Si intitola semplicemente «Spazio Antonioni» e proprio questo vuole essere: un luogo fisico e mentale in cui incontrare la figura di Michelangelo Antonioni (Ferrara, 1912-Roma, 2007), in un ambiente narrativo che spinge a inoltrarsi nella sua storia attraverso un vastissimo repertorio di oggetti, opere e memorie.

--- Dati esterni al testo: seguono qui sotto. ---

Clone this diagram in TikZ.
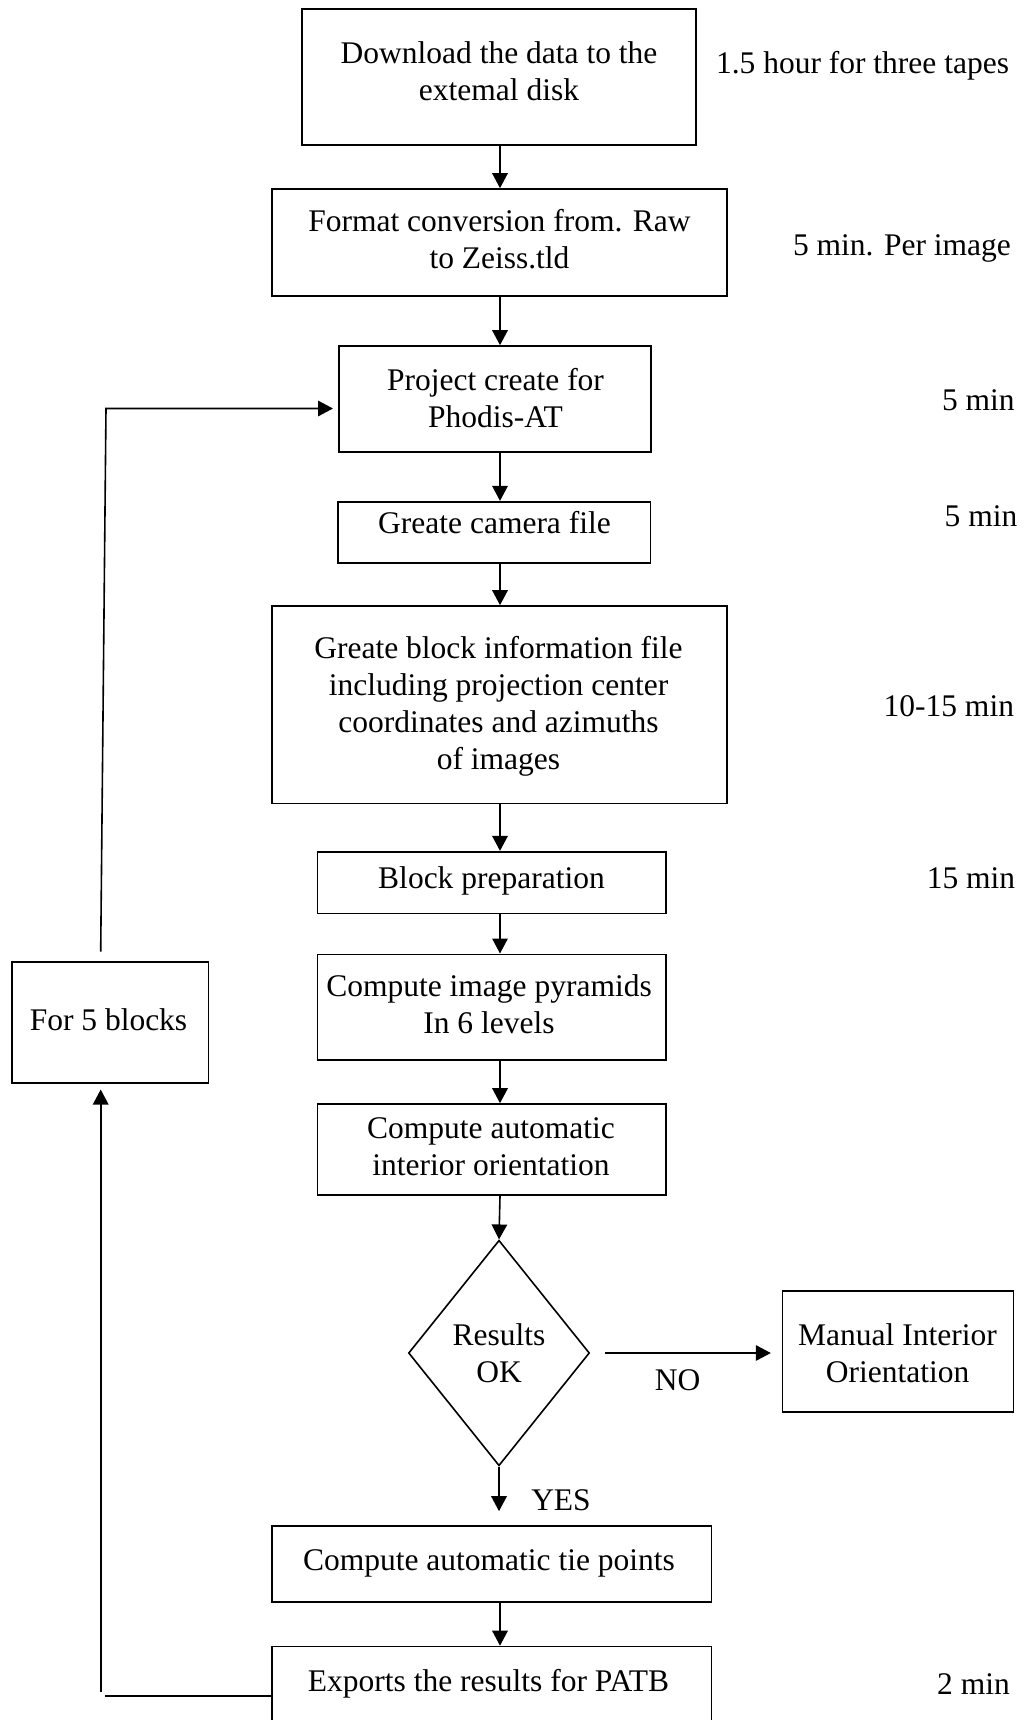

Ed è significativo che l’intitolazione della nuova istituzione ricordi il tema dello «spazio», anche perché, come ha affermato il regista Wim Wenders, membro del comitato d’onore del museo, «Antonioni è stato un maestro, un generatore di spazio e tempo».
Aperto al pubblico dal primo giugno, nato dalla spinta propulsiva di Vittorio Sgarbi, presidente della Fondazione Ferrara Arte, in sinergia con la moglie del regista Enrica Fico Antonioni e con il Servizio Musei d’Arte del Comune, questo nuovo museo, che la città ha voluto dedicare a uno dei suoi più illustri rappresentanti nel mondo, era atteso da tempo, nonostante la scelta della sede (tradizionalmente l’unica a Ferrara dedicata a esposizioni temporanee di arte contemporanea) abbia suscitato perplessità, non ancora del tutto sopite, sull’opportunità di questa destinazione permanente.

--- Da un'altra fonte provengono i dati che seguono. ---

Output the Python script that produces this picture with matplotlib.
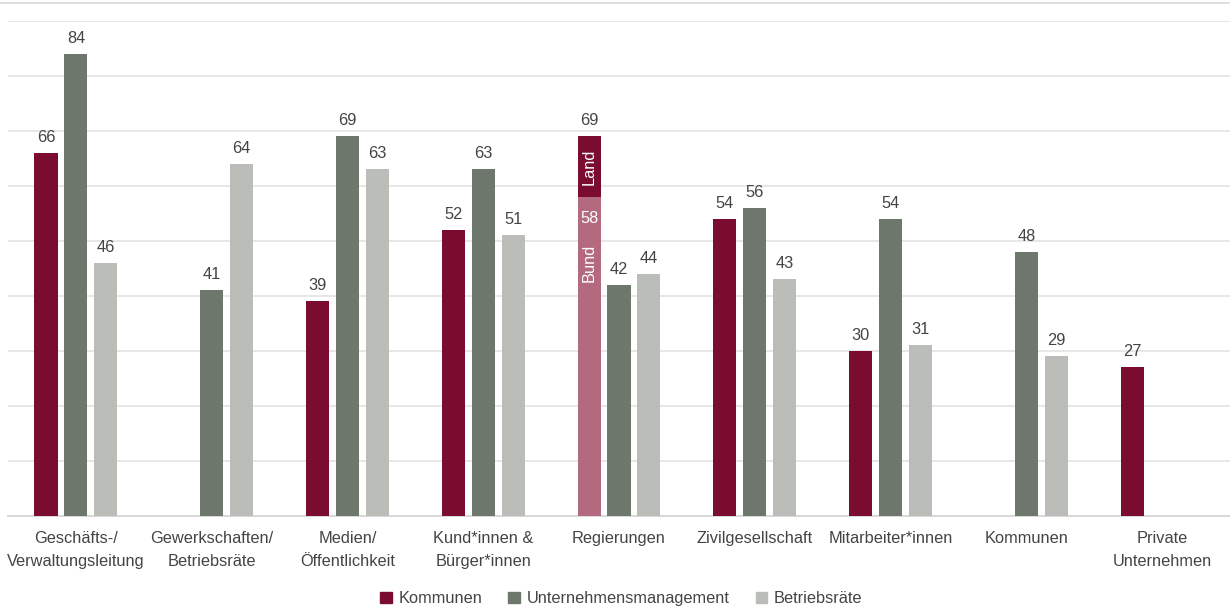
import numpy as np
import matplotlib.pyplot as plt
from matplotlib.lines import Line2D

plt.rcParams['font.family'] = ['Liberation Sans Narrow', 'Liberation Sans', 'DejaVu Sans']

kategorien = ['Geschäfts-/\nVerwaltungsleitung', 'Gewerkschaften/\nBetriebsräte',
              'Medien/\nÖffentlichkeit', 'Kund*innen &\nBürger*innen', 'Regierungen',
              'Zivilgesellschaft', 'Mitarbeiter*innen', 'Kommunen', 'Private\nUnternehmen']
kommunen = [66, None, 39, 52, None, 54, 30, None, 27]
management = [84, 41, 69, 63, 42, 56, 54, 48, None]
betriebsraete = [46, 64, 63, 51, 44, 43, 31, 29, None]
# Regierungen: Bund + Land (gestapelt)
bund = 58
land_gesamt = 69

serien = ['Kommunen', 'Unternehmensmanagement', 'Betriebsräte']
farben = ['#7A0C2F', '#6E776B', '#BBBDB8']
farbe_bund = '#B3697E'
textfarbe = '#444444'

fig = plt.figure(figsize=(12.3, 6.1), dpi=100)
ax = fig.add_axes([0.0065, 0.154, 0.9935, 0.812])

x = np.arange(len(kategorien))
breite = 0.17
abstand = 0.22
fs = 11.8

for werte, farbe, off in zip([kommunen, management, betriebsraete], farben, [-abstand, 0, abstand]):
    for i, v in enumerate(werte):
        if v is None:
            continue
        ax.bar(x[i] + off, v, breite, color=farbe, zorder=3)
        ax.text(x[i] + off, v + 1.5, str(v), ha='center', va='bottom',
                fontsize=fs, color=textfarbe)

# gestapelter Balken Regierungen
ir = kategorien.index('Regierungen')
xr = x[ir] - abstand
ax.bar(xr, bund, breite, color=farbe_bund, zorder=3)
ax.bar(xr, land_gesamt - bund, breite, bottom=bund, color=farben[0], zorder=3)
ax.text(xr, land_gesamt + 1.5, str(land_gesamt), ha='center', va='bottom',
        fontsize=fs, color=textfarbe)
ax.text(xr, bund - 4, str(bund), ha='center', va='center', fontsize=fs, color='white')
ax.text(xr, bund - 12, 'Bund', ha='center', va='center', rotation=90, fontsize=fs, color='white')
ax.text(xr, (bund + land_gesamt) / 2, 'Land', ha='center', va='center', rotation=90,
        fontsize=fs, color='white')

ax.set_xlim(-0.5, len(kategorien) - 0.5)
ax.set_ylim(0, 90)
ax.set_yticks(np.arange(0, 91, 10))
ax.yaxis.grid(True, color='#E3E3E3', linewidth=1.2, zorder=0)
ax.set_yticklabels([])
ax.tick_params(axis='y', length=0)
ax.tick_params(axis='x', length=0, pad=11)
ax.set_xticks(x)
ax.set_xticklabels(kategorien, fontsize=fs, color=textfarbe, linespacing=1.65)
for s in ['top', 'right', 'left']:
    ax.spines[s].set_visible(False)
ax.spines['bottom'].set_color('#D9D9D9')
ax.spines['bottom'].set_linewidth(1.5)
ax.set_axisbelow(True)

# obere Rahmenlinie
fig.add_artist(Line2D([0, 1], [0.995, 0.995], color='#D9D9D9', linewidth=1.2))

handles = [plt.Rectangle((0, 0), 1, 1, color=c) for c in farben]
fig.legend(handles, serien, loc='lower center', ncol=3, frameon=False,
           bbox_to_anchor=(0.505, -0.018), fontsize=fs, handlelength=0.7, handleheight=0.7,
           handletextpad=0.4, columnspacing=1.6, labelcolor=textfarbe)

fig.savefig('out.png', dpi=100)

Il progetto architettonico, firmato dallo studio internazionale Alvisi Kirimoto, ridisegna completamente i due piani dell’ormai ex Padiglione d’Arte contemporanea di Palazzo Massari, attraverso una successione di pareti libere concepite come grandi teche illuminate che invitano a una lettura cronologica sequenziale, impaginando l’universo creativo del celebre cineasta con l’individuazione di numerosi nuclei tematici. L’idea è nata per raccontare la forza innovativa e preveggente della sua poetica utilizzando una parte del Fondo Antonioni, che nella sua totalità è composto da 47mila oggetti, recentemente valorizzati e catalogati grazie a un progetto sostenuto dalla Regione Emilia-Romagna.

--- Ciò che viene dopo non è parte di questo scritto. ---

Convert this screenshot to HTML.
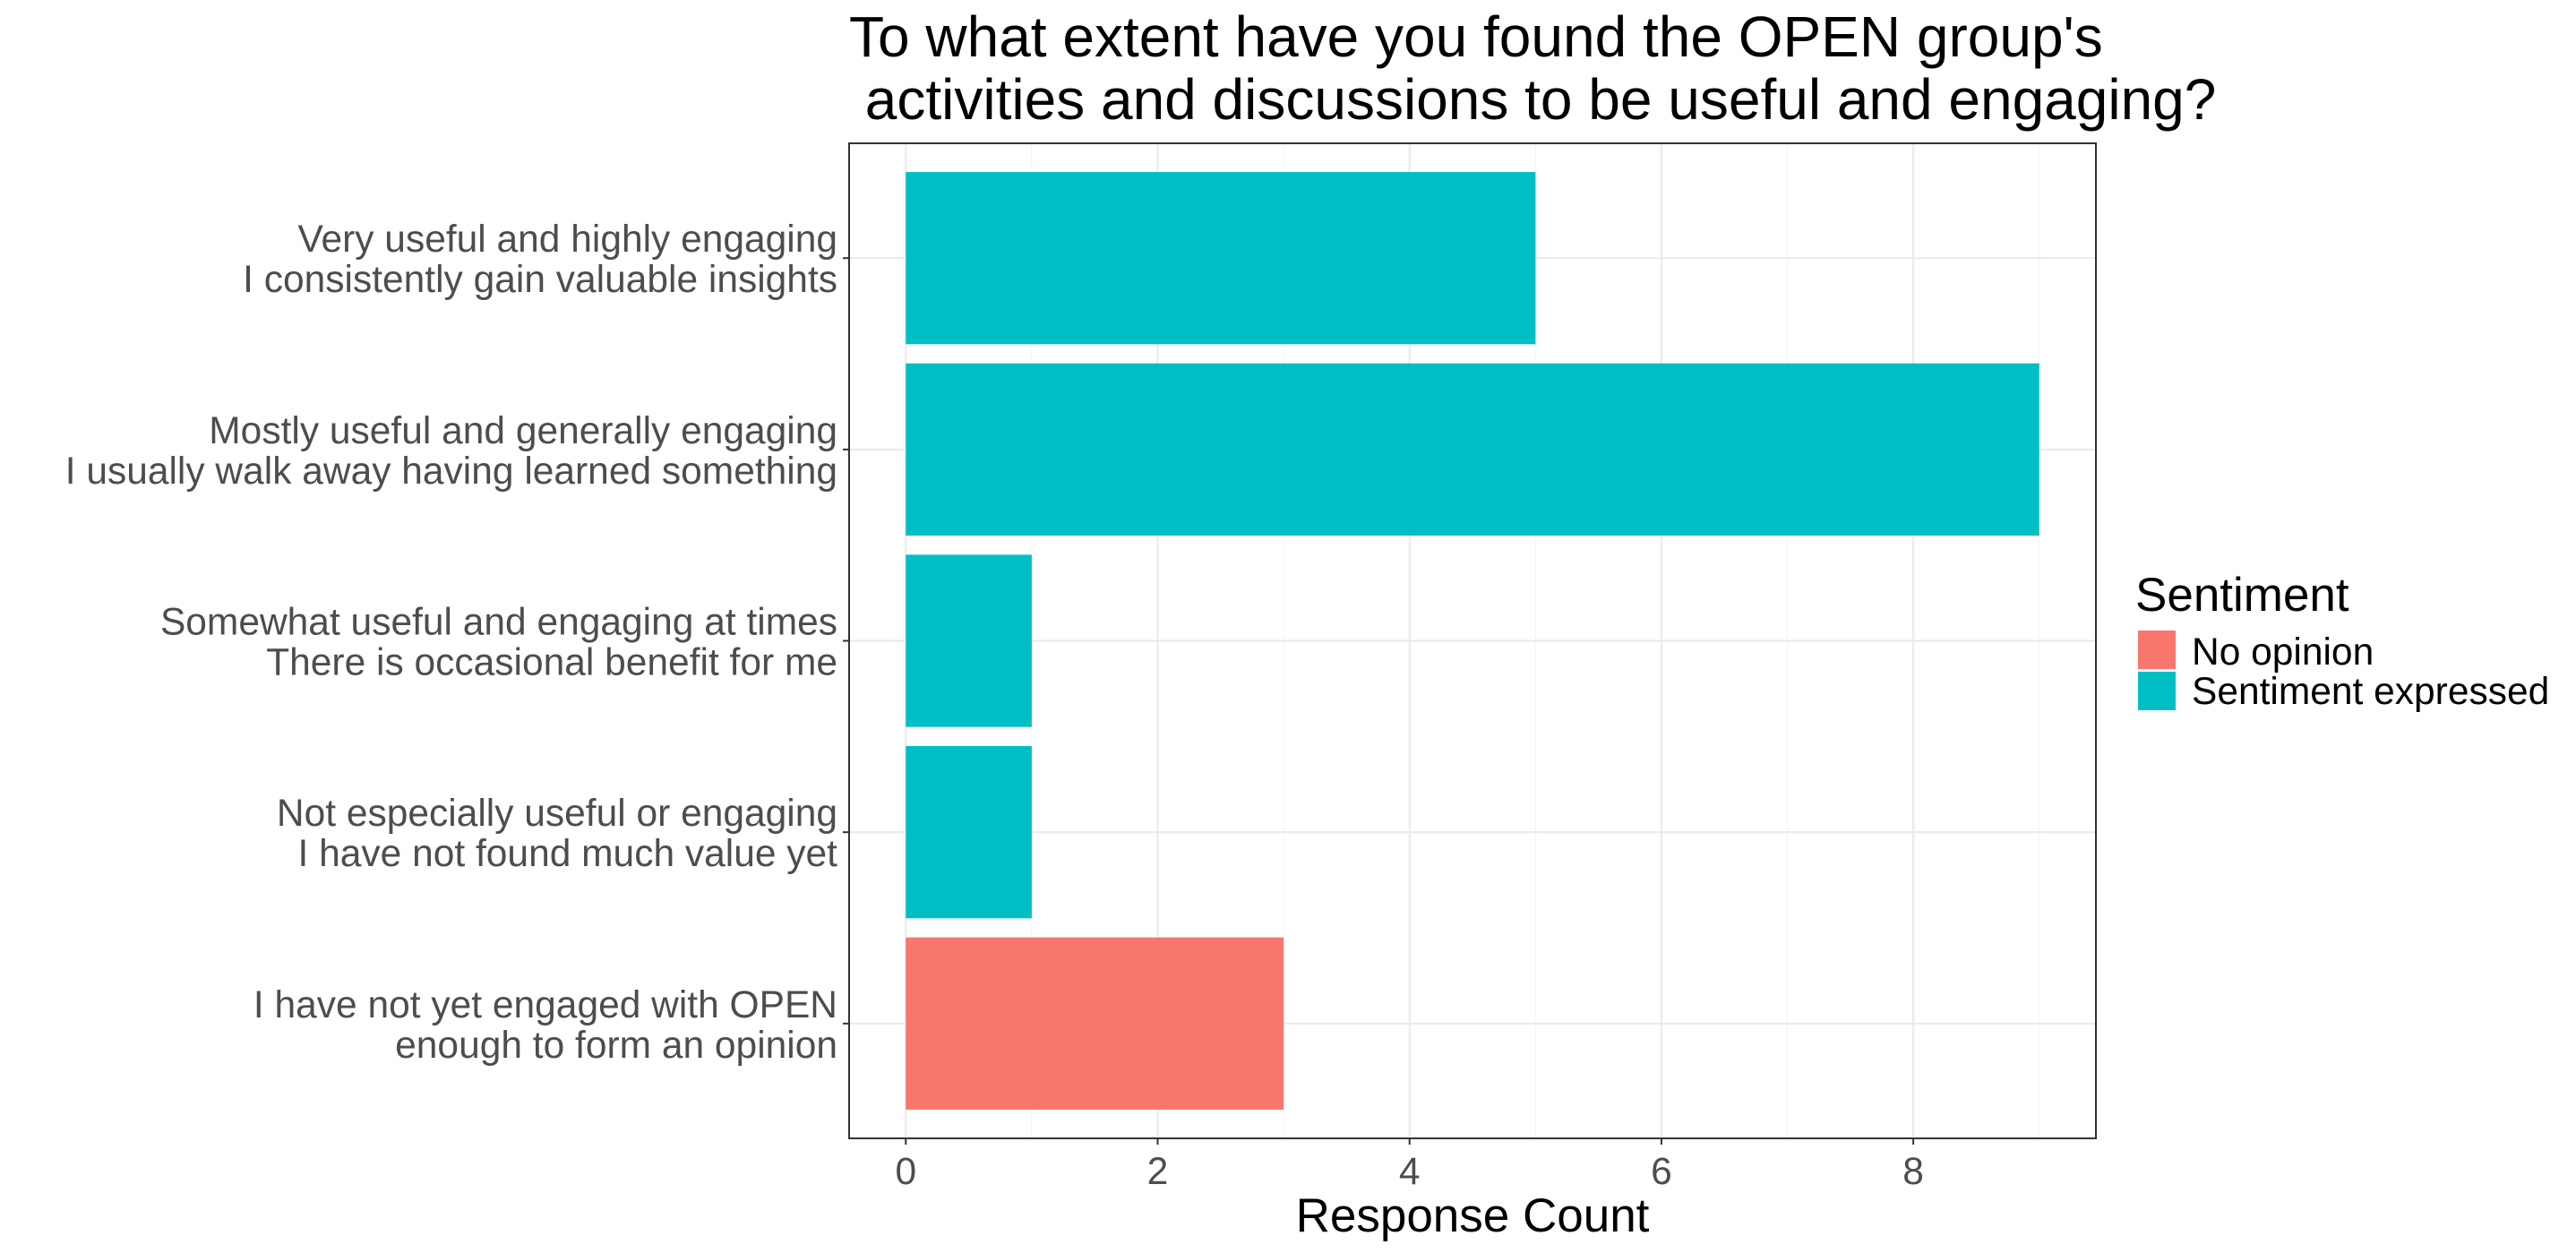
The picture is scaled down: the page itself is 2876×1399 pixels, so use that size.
<!DOCTYPE html>
<html><head><meta charset="utf-8"><style>
body{margin:0;background:#fff}
svg{display:block;font-family:"Liberation Sans",Arial,sans-serif}
</style></head><body>
<svg id="chart" width="2876" height="1399" viewBox="0 0 2876 1399" xmlns="http://www.w3.org/2000/svg">
<rect width="2876" height="1399" fill="#fff"/>
<text font-size="64" fill="#000"><tspan x="948" y="63">To what extent have you found the OPEN group's</tspan><tspan x="948" y="133" xml:space="preserve"> activities and discussions to be useful and engaging?</tspan></text>
<g id="grid"></g>
<g id="bars"></g>
<rect x="948" y="160" width="1392" height="1111" fill="none" stroke="#333" stroke-width="2"/>
<g id="axes"></g>
<text x="1644" y="1375" font-size="53" text-anchor="middle" fill="#000">Response Count</text>
<g>
<text x="2384" y="682" font-size="53" fill="#000">Sentiment</text>
<rect x="2387" y="704" width="42" height="43" fill="#F8766D"/>
<text x="2447" y="742" font-size="42.5" fill="#000">No opinion</text>
<rect x="2387" y="750" width="42" height="43" fill="#00BFC4"/>
<text x="2447" y="786" font-size="42.5" fill="#000">Sentiment expressed</text>
</g>
</svg>
<script>
const categoriesLine1 = ["Very useful and highly engaging","Mostly useful and generally engaging","Somewhat useful and engaging at times","Not especially useful or engaging","I have not yet engaged with OPEN"];
const categoriesLine2 = ["I consistently gain valuable insights","I usually walk away having learned something","There is occasional benefit for me","I have not found much value yet","enough to form an opinion"];
const counts = [5, 9, 1, 1, 3];
const sentiment = ["Sentiment expressed","Sentiment expressed","Sentiment expressed","Sentiment expressed","No opinion"];
const xTicks = [0, 2, 4, 6, 8];
const colors = {"No opinion":"#F8766D","Sentiment expressed":"#00BFC4"};

const NS = "http://www.w3.org/2000/svg";
const px0 = 948, px1 = 2340, py0 = 160, py1 = 1271;
const xmin = -0.45, xmax = 9.45;
const n = categoriesLine1.length;
const xs = v => px0 + (v - xmin) / (xmax - xmin) * (px1 - px0);
const band = (py1 - py0) / (n + 0.2);
const ys = i => py0 + (0.6 + i) * band;
function mk(tag, attrs, parent) {
  const e = document.createElementNS(NS, tag);
  for (const k in attrs) e.setAttribute(k, attrs[k]);
  parent.appendChild(e);
  return e;
}
const grid = document.getElementById('grid');
for (let v = -1; v <= 10; v++) {
  const x = xs(v);
  if (x < px0 || x > px1) continue;
  const ln = mk('line', {x1: x, x2: x, y1: py0, y2: py1, stroke: v % 2 === 0 ? '#ebebeb' : '#f4f4f4', 'stroke-width': v % 2 === 0 ? 2.2 : 1.2}, grid);
  
  
}
for (let i = 0; i < n; i++) {
  const ln = mk('line', {x1: px0, x2: px1, y1: ys(i), y2: ys(i), stroke: '#ebebeb', 'stroke-width': 2.2}, grid);
  
  
}
const bars = document.getElementById('bars');
for (let i = 0; i < n; i++) {
  const h = band * 0.9;
  const r = mk('rect', {x: xs(0), y: ys(i) - h / 2, width: xs(counts[i]) - xs(0), height: h, fill: colors[sentiment[i]]}, bars);
  
  
}
const axes = document.getElementById('axes');
for (let i = 0; i < n; i++) {
  const y = ys(i);
  const tk = mk('line', {x1: px0 - 7, x2: px0, y1: y, y2: y, stroke: '#333', 'stroke-width': 2}, axes);
  
  
  const t = mk('text', {x: 935, 'font-size': 42.5, fill: '#4d4d4d', 'text-anchor': 'end'}, axes);
  
  
  const a = mk('tspan', {x: 935, y: y - 7}, t); a.textContent = categoriesLine1[i];
  const b = mk('tspan', {x: 935, y: y + 38}, t); b.textContent = categoriesLine2[i];
}
for (const v of xTicks) {
  const x = xs(v);
  const tk = mk('line', {x1: x, x2: x, y1: py1, y2: py1 + 7, stroke: '#333', 'stroke-width': 2}, axes);
  
  
  const t = mk('text', {x: x, y: 1322, 'font-size': 42.5, fill: '#4d4d4d', 'text-anchor': 'middle'}, axes);
  
  
  t.textContent = v;
}
</script>
</body></html>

Il percorso espositivo, curato da Dominique Païni (già direttore della Cinémathèque Française dal 1993 al 2000), si sviluppa ripercorrendo le stagioni del cinema e della produzione artistica di Antonioni lungo tutto il secondo Novecento: dagli esordi neorealisti alla «trilogia dell’incomunicabilità» (con i film «L’avventura», «L’eclisse» e «La notte», tutti tra 1960 e 1962), dalle varie esperienze internazionali culminate nella visione critica di «Blow Up» (1966), fino al ritorno in Italia. Sulle pareti si susseguono così figure iconiche delle sue pellicole (da Monica Vitti a Lucia Bosè), sequenze filmiche, articoli, ritagli, progetti, dischi, scritti, sceneggiature, epistolari e oggetti emblematici, dalla cinepresa alla statuetta del premio Oscar alla carriera del 1995. Per arrivare, infine, alla poetica sezione dedicata al tema delle «Montagne incantate» che rivela la particolare sensibilità visionaria della sua ricerca pittorica, un aspetto meno noto ma non meno rappresentativo di una produzione espressiva che è stata di grande ispirazione per ogni ambito delle arti visive, e che senza dubbio continua a esserlo.
«L’eccezionalità di questo luogo, il primo vero museo dedicato a un regista in Italia, ha sottolineato Païni, sta proprio nella forza rappresentativa dell’immenso archivio raccolto dallo stesso Antonioni, dove possiamo trovare insieme oggetti popolari come cartoline di viaggio e appunti di grande profondità, o scambi epistolari con filosofi e scrittori, che ne rivelano pienamente lo statuto di raffinato intellettuale come regista e artista. La sua visione del mondo è stata originale e preveggente, perciò entrando qui il pubblico incontra temi, immagini, pensieri che risalgono al dopoguerra o agli anni Sessanta e Settanta, ma in realtà tutto sembra parlarci del nostro presente».
Proprio per restituire la complessità e l’attualità di questa eredità concettuale, all’interno del museo è stato ricavato uno spazio polivalente da dedicare a rassegne, incontri e esposizioni tematiche per esplorare connessioni tra Antonioni e altri universi creativi. La prima mostra si intitola «Fuori fuoco» (a cura di Andrea Bruciati e organizzata dalla Fondazione Ferrara Arte in collaborazione con Istituto Villa Adriana e Villa d’Este–Villæ) e intende cercare un confronto inedito con la pittura di paesaggio di Giorgio Morandi (Bologna, 1890-1964) e gli scatti naturalistici di Cy Twombly (Lexington, 1928-Roma, 2011).